- [THE REQUEST]:
Set down the records once more, please, exactly and with the pictures left out.

- [ENTRIES PROVIDED]:

+-------+

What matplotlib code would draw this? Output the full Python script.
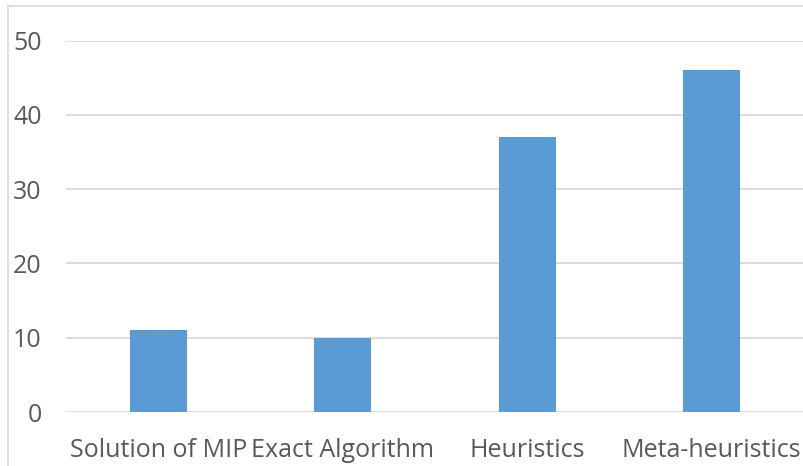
import matplotlib.pyplot as plt
from matplotlib.lines import Line2D

categories = ['Solution of MIP', 'Exact Algorithm', 'Heuristics', 'Meta-heuristics']
values = [11, 10, 37, 46]
yticks = [0, 10, 20, 30, 40, 50]

W, H = 804, 466
fig = plt.figure(figsize=(W / 100, H / 100), dpi=100)
ax = fig.add_axes([66 / W, 1 - 412 / H, (804 - 66) / W, (412 - 40.5) / H])

x = range(len(categories))
ax.bar(x, values, width=0.31, color='#5B9BD5', zorder=3)
ax.set_xlim(-0.5, len(categories) - 0.5)
ax.set_ylim(0, 50)
ax.set_yticks(yticks)
ax.set_xticks(list(x))
ax.set_xticklabels(categories)
ax.grid(axis='y', color='#D9D9D9', linewidth=1.3, zorder=0)
for s in ax.spines.values():
    s.set_visible(False)
ax.tick_params(length=0, labelsize=18, labelcolor='#595959')
ax.tick_params(axis='x', pad=18.5)
ax.tick_params(axis='y', pad=17.5)
for lbl in ax.get_xticklabels() + ax.get_yticklabels():
    lbl.set_family('Open Sans')

# chart border (partially cut off)
fig.add_artist(Line2D([8 / W, 8 / W], [0, 1 - 6 / H], color='#D9D9D9', lw=1.2))
fig.add_artist(Line2D([8 / W, 1], [1 - 6 / H, 1 - 6 / H], color='#D9D9D9', lw=1.2))

fig.savefig('out.png', dpi=100)
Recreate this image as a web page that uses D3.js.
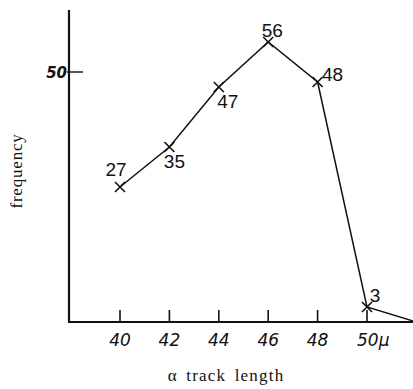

+-------+

- [TASK RESULT]:
What matplotlib code would draw this? Output the full Python script.
import matplotlib.pyplot as plt
from matplotlib.lines import Line2D

categories = ['Solution of MIP', 'Exact Algorithm', 'Heuristics', 'Meta-heuristics']
values = [11, 10, 37, 46]
yticks = [0, 10, 20, 30, 40, 50]

W, H = 804, 466
fig = plt.figure(figsize=(W / 100, H / 100), dpi=100)
ax = fig.add_axes([66 / W, 1 - 412 / H, (804 - 66) / W, (412 - 40.5) / H])

x = range(len(categories))
ax.bar(x, values, width=0.31, color='#5B9BD5', zorder=3)
ax.set_xlim(-0.5, len(categories) - 0.5)
ax.set_ylim(0, 50)
ax.set_yticks(yticks)
ax.set_xticks(list(x))
ax.set_xticklabels(categories)
ax.grid(axis='y', color='#D9D9D9', linewidth=1.3, zorder=0)
for s in ax.spines.values():
    s.set_visible(False)
ax.tick_params(length=0, labelsize=18, labelcolor='#595959')
ax.tick_params(axis='x', pad=18.5)
ax.tick_params(axis='y', pad=17.5)
for lbl in ax.get_xticklabels() + ax.get_yticklabels():
    lbl.set_family('Open Sans')

# chart border (partially cut off)
fig.add_artist(Line2D([8 / W, 8 / W], [0, 1 - 6 / H], color='#D9D9D9', lw=1.2))
fig.add_artist(Line2D([8 / W, 1], [1 - 6 / H, 1 - 6 / H], color='#D9D9D9', lw=1.2))

fig.savefig('out.png', dpi=100)
Recreate this image as a web page that uses D3.js.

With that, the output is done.